Here is the practical mini-plan:

2 colors

  • 4 to 6 fetch lands that can find your types
  • 2 to 4 shock lands or other strong duals
  • 1 to 2 premium rainbow lands if needed

3 colors

  • 6 to 8 fetch lands
  • 2 to 4 shock lands
  • Optional: 1 triome if your deck is slower

4 to 5 colors

  • 7 to 10 fetch lands
  • 0 to 3 shocks plus 1 to 2 triomes
  • Use the rest of your fixing through green ramp or rainbow lands if that is your plan

If you do nothing else, just proxying the first 10 lands with this approach usually removes the “my deck cannot cast spells” problem. Then you can go back to arguing about whether your commander is “fair.”

A quick mana base audit (5 minutes, no spreadsheets)

Do this once and you will immediately know why your deck feels slow.

  1. Count your taplands. If it is above the guideline for your color count, you found your problem.
  2. Count your colorless utility lands. If you have 6 colorless lands in a 3-color deck, your mana base is doing side quests.
  3. Look at your early requirements. If you need double-pip spells early, you need more sources for that color.
  4. Check your ramp package. If you are ramping for green but cannot make green on turn two, that is not ramp. That is performance art.

FAQs

Should I proxy lands before I proxy spells in Commander?

Usually, yes.
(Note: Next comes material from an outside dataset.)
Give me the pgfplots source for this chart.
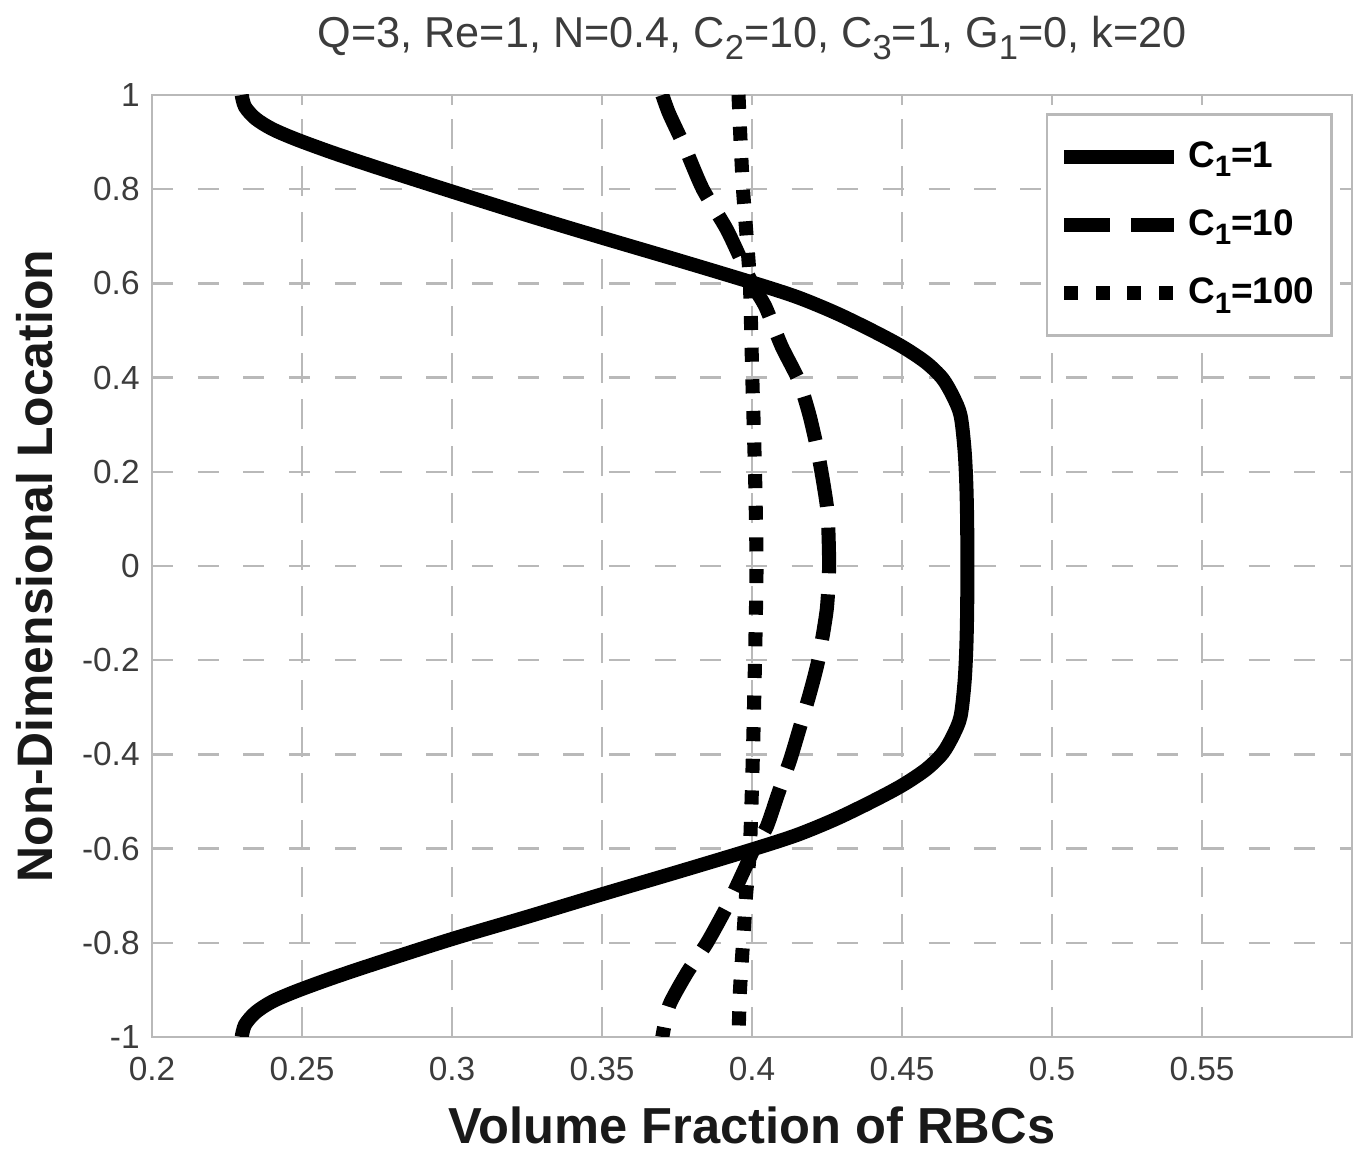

Lands make every draw better. Spells only matter when you can cast them.

How many fetch lands should a 3-color deck run?

Often 6 to 9, depending on how many good targets you have. If you only have basics, fetch lands are still fine, but you are not getting the full smoothing effect.

Are shock lands worth it if I hate paying life?

In most pods, yes. But if your meta is extremely aggressive, lean more on bond lands, pain lands, and slow lands. You will still be faster than a pile of taplands.

Are Triomes “good” even though they enter tapped?

They are good at fixing and excellent as fetch targets. They are not great if your deck needs to curve out hard in the first three turns.

My deck is two colors. Do I even need premium lands?

You need fewer of them, but you still benefit from untapped duals and a lighter tapland count. Two-color decks get to be consistent. It is their entire thing.